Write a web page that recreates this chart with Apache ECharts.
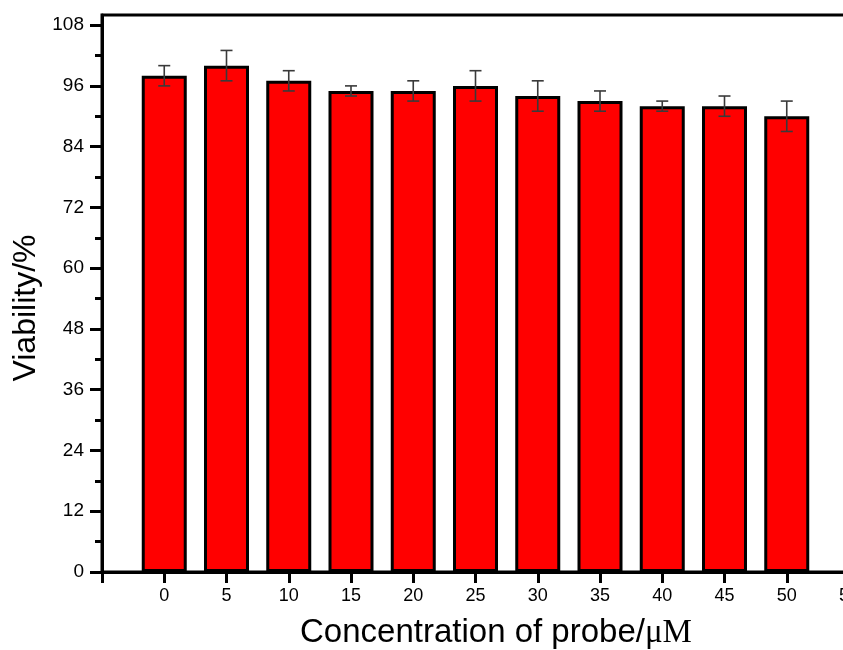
<!DOCTYPE html>
<html>
<head>
<meta charset="utf-8">
<script src="https://cdn.jsdelivr.net/npm/echarts@6/dist/echarts.min.js"></script>
<style>
html,body{margin:0;padding:0;background:#fff;}
#chart{width:843px;height:650px;}
</style>
</head>
<body>
<div id="chart"></div>
<script>
const concentrations = [0, 5, 10, 15, 20, 25, 30, 35, 40, 45, 50];
const viability = [98, 100, 97, 95, 95, 96, 94, 93, 92, 92, 90];
const errors = [2, 3, 2, 1, 2, 3, 3, 2, 1, 2, 3];
const yTickValues = [0, 12, 24, 36, 48, 60, 72, 84, 96, 108];
const yMinorTickValues = [6, 18, 30, 42, 54, 66, 78, 90, 102];
const xTitle = 'Concentration of probe/';
const xUnit = 'μM';
const yTitle = 'Viability/%';

const FONT = "'Liberation Sans', Arial, sans-serif";
const chart = echarts.init(document.getElementById('chart'), null, {renderer: 'canvas'});

const barData = concentrations.map((c, i) => [c, viability[i]]);
const errData = concentrations.map((c, i) => [c, viability[i] - errors[i], viability[i] + errors[i]]);

chart.setOption({
  backgroundColor: '#ffffff',
  animation: false,
  grid: {
    left: 102, right: -6, top: 15, bottom: 78,
    outerBoundsMode: 'none', containLabel: false,
    show: true, borderColor: '#000', borderWidth: 3, backgroundColor: 'transparent'
  },
  xAxis: {
    type: 'value', min: -5, max: 55, interval: 5,
    splitLine: {show: false},
    axisLine: {show: true, onZero: false, lineStyle: {color: '#000', width: 3}},
    axisTick: {show: true, inside: false, length: 11, lineStyle: {color: '#000', width: 3}},
    axisLabel: {
      show: true, margin: 15, color: '#000', fontSize: 18, fontFamily: FONT,
      formatter: v => (concentrations.indexOf(v) >= 0 || v === 55) ? String(v) : ''
    }
  },
  yAxis: [{
    type: 'value', min: 0, max: 110, interval: 12, position: 'left',
    splitLine: {show: false},
    axisLine: {show: true, onZero: false, lineStyle: {color: '#000', width: 3}},
    axisTick: {show: true, inside: false, length: 12, customValues: yTickValues, lineStyle: {color: '#000', width: 3}},
    axisLabel: {show: true, margin: 18, color: '#000', fontSize: 19, fontFamily: FONT, customValues: yTickValues}
  }, {
    type: 'value', min: 0, max: 110, position: 'left', offset: 0,
    splitLine: {show: false},
    axisLine: {show: false, onZero: false},
    axisTick: {show: true, inside: false, length: 7, customValues: yMinorTickValues, lineStyle: {color: '#000', width: 3}},
    axisLabel: {show: false}
  }],
  series: [{
    type: 'bar',
    data: barData,
    barWidth: 45,
    itemStyle: {color: '#ff0000', borderColor: '#000', borderWidth: 3},
    z: 2
  }, {
    type: 'custom',
    data: errData,
    z: 5,
    renderItem: function (params, api) {
      const x = api.value(0);
      const lo = api.coord([x, api.value(1)]);
      const hi = api.coord([x, api.value(2)]);
      const half = 6;
      const style = {stroke: '#3a3a3a', lineWidth: 1.6};
      return {
        type: 'group',
        children: [
          {type: 'line', shape: {x1: hi[0], y1: hi[1], x2: lo[0], y2: lo[1]}, style: style},
          {type: 'line', shape: {x1: hi[0] - half, y1: hi[1], x2: hi[0] + half, y2: hi[1]}, style: style},
          {type: 'line', shape: {x1: lo[0] - half, y1: lo[1], x2: lo[0] + half, y2: lo[1]}, style: style}
        ]
      };
    }
  }],
  graphic: [{
    type: 'text',
    x: 496, y: 633,
    style: {
      text: '{a|' + xTitle + '}{b|' + xUnit + '}',
      align: 'center', verticalAlign: 'middle',
      rich: {
        a: {fontSize: 33, fontFamily: FONT, fill: '#000'},
        b: {fontSize: 33, fontFamily: "'Liberation Serif', 'Times New Roman', serif", fill: '#000'}
      }
    }
  }, {
    type: 'text',
    x: 26, y: 308,
    rotation: Math.PI / 2,
    style: {
      text: yTitle, align: 'center', verticalAlign: 'middle',
      fontSize: 32, fontFamily: FONT, fill: '#000'
    }
  }]
});
</script>
</body>
</html>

:: STATED GOAL ::
Your task is to reproduce exactly the lines from the start of the data above through the line containing "const errData = concentrations.map((c, i)", leaving every picture out.

:: THE SOLUTION ::
Write a web page that recreates this chart with Apache ECharts.
<!DOCTYPE html>
<html>
<head>
<meta charset="utf-8">
<script src="https://cdn.jsdelivr.net/npm/echarts@6/dist/echarts.min.js"></script>
<style>
html,body{margin:0;padding:0;background:#fff;}
#chart{width:843px;height:650px;}
</style>
</head>
<body>
<div id="chart"></div>
<script>
const concentrations = [0, 5, 10, 15, 20, 25, 30, 35, 40, 45, 50];
const viability = [98, 100, 97, 95, 95, 96, 94, 93, 92, 92, 90];
const errors = [2, 3, 2, 1, 2, 3, 3, 2, 1, 2, 3];
const yTickValues = [0, 12, 24, 36, 48, 60, 72, 84, 96, 108];
const yMinorTickValues = [6, 18, 30, 42, 54, 66, 78, 90, 102];
const xTitle = 'Concentration of probe/';
const xUnit = 'μM';
const yTitle = 'Viability/%';

const FONT = "'Liberation Sans', Arial, sans-serif";
const chart = echarts.init(document.getElementById('chart'), null, {renderer: 'canvas'});

const barData = concentrations.map((c, i) => [c, viability[i]]);
const errData = concentrations.map((c, i) => [c, viability[i] - errors[i], viability[i] + errors[i]]);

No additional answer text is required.